As I prepared to preach this past weekend I was still overwhelmed with the theme of “commitment” that I wrote about in last week’s devotion (Captive to a Commitment.) It is great to come to a point of being committed but then how do you stay there?
You have to have not only the desire; you have to have a “game plan.”
Also over the past weekend we hosted Jason Otter (the basketball clinician I wrote about last week.) I mentioned the personal workout agenda that my son has from him. At 6:30am Saturday morning we opened up the gym and when Jason walked in he looked at my son and said, “Clay, I have a 12 yr old that has logged in more than you this week. What’s the problem?” Jason was simply holding Clay accountable to his commitment.
In fairness to Clay - there is not always a gym available, nor is the weather always cooperative; sometimes there are homework commitments that have to be met; sometimes practices for the AAU team; muscle strains; etc. Yet commitment demands sacrifice and some careful planning to get things in. (both Jason and Clay showed their commitment level over the weekend as they spent around 16 hours on the hardwood, working hard!) Commitment demands one’s best effort!

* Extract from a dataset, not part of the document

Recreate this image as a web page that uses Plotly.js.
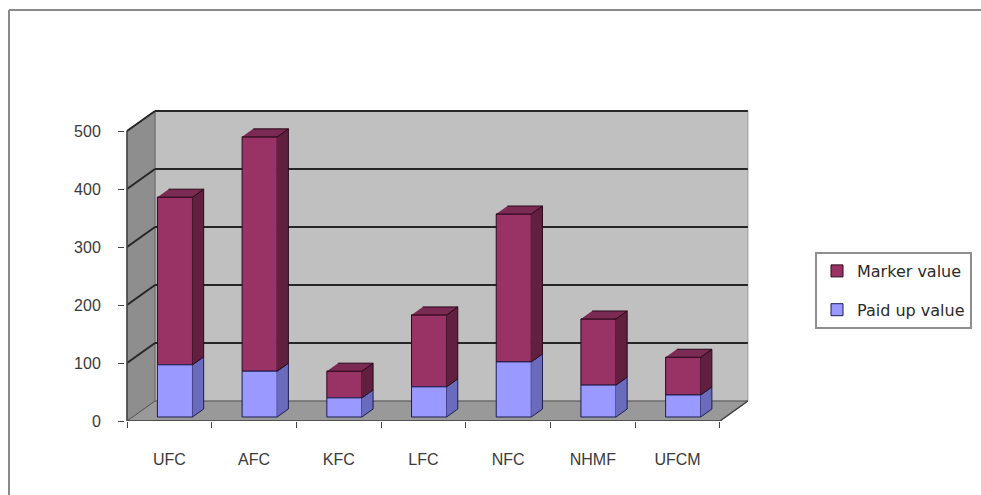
<!DOCTYPE html>
<html>
<head>
<meta charset="utf-8">
<script src="https://cdn.plot.ly/plotly-3.0.1.min.js"></script>
<style>
  html, body { margin: 0; padding: 0; background: #ffffff; }
  #chart { width: 981px; height: 495px; }
</style>
</head>
<body>
<div id="chart"></div>
<script>
// ---- data ----
const categories  = ['UFC', 'AFC', 'KFC', 'LFC', 'NFC', 'NHMF', 'UFCM'];
const paidUpValue = [90, 79, 33, 52, 95, 55, 38];
const markerValue = [289, 404, 46, 124, 255, 114, 65];
const yTickValues = [0, 100, 200, 300, 400, 500];

// ---- frame geometry (px) ----
const W = 981, H = 495;
const L = 125, R = 752, T = 108, B = 421;
const pxPerCat = 84.7, pxPerVal = 0.58;
const xMin = -0.5 - 2 / pxPerCat;
const xMax = xMin + (R - L) / pxPerCat;
const yMax = (B - T) / pxPerVal;
const yTop = yTickValues[yTickValues.length - 1];
const nCat = categories.length;

// depth of the box: 28px to the right and 20px up
const DX = 28 / pxPerCat, DY = 20 / pxPerVal;
const D0 = 0.2, D1 = 0.6;   // front / back depth of every column
const HW = 0.207;           // half column width, category units

// oblique projection of (category, value, depth) into axis units
const P = (c, v, d) => [c + DX * d, v + DY * d];

function facePolys(build) {
  const xs = [], ys = [];
  categories.forEach((_, i) => {
    build(i).forEach(([x, y]) => { xs.push(x); ys.push(y); });
    xs.push(null); ys.push(null);
  });
  return { xs, ys };
}

const paidSide = facePolys(i => {
  const c = i + HW, v0 = 0, v1 = paidUpValue[i];
  return [P(c, v0, D0), P(c, v0, D1), P(c, v1, D1), P(c, v1, D0)];
});
const markerSide = facePolys(i => {
  const c = i + HW, v0 = paidUpValue[i], v1 = paidUpValue[i] + markerValue[i];
  return [P(c, v0, D0), P(c, v0, D1), P(c, v1, D1), P(c, v1, D0)];
});
const markerTop = facePolys(i => {
  const v = paidUpValue[i] + markerValue[i];
  return [P(i - HW, v, D0), P(i + HW, v, D0), P(i + HW, v, D1), P(i - HW, v, D1)];
});

const MAROON = '#993366', MAROON_SIDE = '#61203f', MAROON_TOP = '#7a2a53';
const BLUE = '#9999ff', BLUE_SIDE = '#6b6bbd';
const EDGE_M = '#2a0a1c', EDGE_B = '#1c1c50';

function faceTrace(poly, fill, edge) {
  return {
    type: 'scatter', mode: 'lines', xaxis: 'x2', yaxis: 'y',
    x: poly.xs, y: poly.ys, fill: 'toself', fillcolor: fill,
    line: { color: edge, width: 1 }, showlegend: false, hoverinfo: 'skip'
  };
}

const traces = [
  {
    type: 'bar', name: 'Marker value', legendgroup: 'm',
    x: categories, y: markerValue,
    base: paidUpValue.map(p => p + DY * D0),
    width: 2 * HW, offset: DX * D0 - HW,
    marker: { color: MAROON, line: { color: EDGE_M, width: 1 } }
  },
  {
    type: 'bar', name: 'Paid up value', legendgroup: 'p',
    x: categories, y: paidUpValue,
    base: paidUpValue.map(() => DY * D0),
    width: 2 * HW, offset: DX * D0 - HW,
    marker: { color: BLUE, line: { color: EDGE_B, width: 1 } }
  },
  faceTrace(paidSide, BLUE_SIDE, EDGE_B),
  faceTrace(markerSide, MAROON_SIDE, EDGE_M),
  faceTrace(markerTop, MAROON_TOP, EDGE_M)
];

// ---- box walls, floor and grid ----
const xa = -0.5, xb = nCat - 0.5;
const pt = ([x, y]) => x + ',' + y;
const path = pts => 'M' + pts.map(pt).join('L') + 'Z';
const shapes = [];
const dataShape = (o) => Object.assign({ xref: 'x2', yref: 'y', layer: 'below' }, o);

// back wall
shapes.push(dataShape({
  type: 'path',
  path: path([P(xa, 0, 1), P(xb, 0, 1), P(xb, yTop, 1), P(xa, yTop, 1)]),
  fillcolor: '#c0c0c0', line: { color: '#9a9a9a', width: 1 }
}));
// side wall
shapes.push(dataShape({
  type: 'path',
  path: path([P(xa, 0, 0), P(xa, 0, 1), P(xa, yTop, 1), P(xa, yTop, 0)]),
  fillcolor: '#8e8e8e', line: { color: '#666', width: 1 }
}));
// floor
shapes.push(dataShape({
  type: 'path',
  path: path([P(xa, 0, 0), P(xb, 0, 0), P(xb, 0, 1), P(xa, 0, 1)]),
  fillcolor: '#999999', line: { color: '#555', width: 1 }
}));
// grid lines on back and side walls
yTickValues.filter(v => v > 0).forEach(v => {
  const a = P(xa, v, 0), b = P(xa, v, 1), c = P(xb, v, 1);
  shapes.push(dataShape({ type: 'line', x0: a[0], y0: a[1], x1: b[0], y1: b[1],
    line: { color: '#262626', width: 2 } }));
  shapes.push(dataShape({ type: 'line', x0: b[0], y0: b[1], x1: c[0], y1: c[1],
    line: { color: '#262626', width: 2 } }));
});
// front axis lines
shapes.push(dataShape({ type: 'line', x0: xa, y0: 0, x1: xa, y1: yTop,
  line: { color: '#444', width: 1.5 }, layer: 'above' }));
shapes.push(dataShape({ type: 'line', x0: xa, y0: 0, x1: xb, y1: 0,
  line: { color: '#444', width: 1.5 }, layer: 'above' }));
// floor right edge
{
  const a = P(xb, 0, 0), b = P(xb, 0, 1);
  shapes.push(dataShape({ type: 'line', x0: a[0], y0: a[1], x1: b[0], y1: b[1],
    line: { color: '#444', width: 1.5 }, layer: 'above' }));
}

// outer chart-area frame (top and left edges)
const px2pX = px => (px - L) / (R - L);
const px2pY = py => (B - py) / (B - T);
shapes.push({ type: 'line', xref: 'paper', yref: 'paper',
  x0: px2pX(9), y0: px2pY(10), x1: px2pX(W + 5), y1: px2pY(10),
  line: { color: '#8a8a8a', width: 2 } });
shapes.push({ type: 'line', xref: 'paper', yref: 'paper',
  x0: px2pX(9), y0: px2pY(10), x1: px2pX(9), y1: px2pY(H + 5),
  line: { color: '#8a8a8a', width: 2 } });

const FONT = 'Liberation Sans, Arial, sans-serif';
const LEGEND_FONT = 'DejaVu Sans, Liberation Sans, sans-serif';

const layout = {
  width: W, height: H,
  margin: { l: L, r: W - R, t: T, b: H - B, pad: 0, autoexpand: false },
  paper_bgcolor: '#ffffff',
  plot_bgcolor: 'rgba(0,0,0,0)',
  barmode: 'overlay',
  showlegend: true,
  font: { family: FONT, size: 16, color: '#3a3a3a' },
  xaxis: {
    type: 'category', range: [xMin, xMax], tickson: 'boundaries',
    ticks: 'outside', ticklen: 6, tickwidth: 1, tickcolor: '#444',
    showgrid: false, zeroline: false, showline: false,
    ticklabelstandoff: 27,
    tickfont: { family: FONT, size: 16, color: '#3a3a3a' },
    fixedrange: true
  },
  xaxis2: {
    type: 'linear', overlaying: 'x', range: [xMin, xMax], visible: false,
    fixedrange: true
  },
  yaxis: {
    range: [0, yMax], tickmode: 'array', tickvals: yTickValues,
    ticks: 'outside', ticklen: 6, tickwidth: 1, tickcolor: '#444',
    showgrid: false, zeroline: false, showline: false,
    ticklabelstandoff: 14,
    tickfont: { family: FONT, size: 16, color: '#3a3a3a' },
    fixedrange: true
  },
  legend: {
    x: px2pX(815), y: px2pY(252), xanchor: 'left', yanchor: 'top',
    bgcolor: '#ffffff', bordercolor: '#8f8f8f', borderwidth: 2,
    font: { family: LEGEND_FONT, size: 16, color: '#2a2a2a' },
    traceorder: 'grouped', tracegroupgap: 15
  },
  shapes: shapes
};

Plotly.newPlot('chart', traces, layout, { displayModeBar: false, staticPlot: true });
</script>
</body>
</html>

Leading up to following through with one’s commitment the person must have a couple things be true about him.
1. Be Coachable: the player must be willing to listen and learn. He must set his “eyes” on the goal that is laid out by the trainer.
2. Be Conditioned: every great athlete has to work hard and be smart. He must get proper nutrition, proper rest, proper practice time, etc.
These things are what lead to true commitment. For the spiritual application I encourage you this week to study Colossians chapter 3 and look for the pictures of being coachable and conditioned that lead to verses 17 and 23 which command total commitment! (If you have the Message version read it also - or go to BibleGateway.com and pull it up – it has a great rendering of the passage.)
I love the wording in verse 25: “Being a follower of Jesus doesn't cover up bad work.”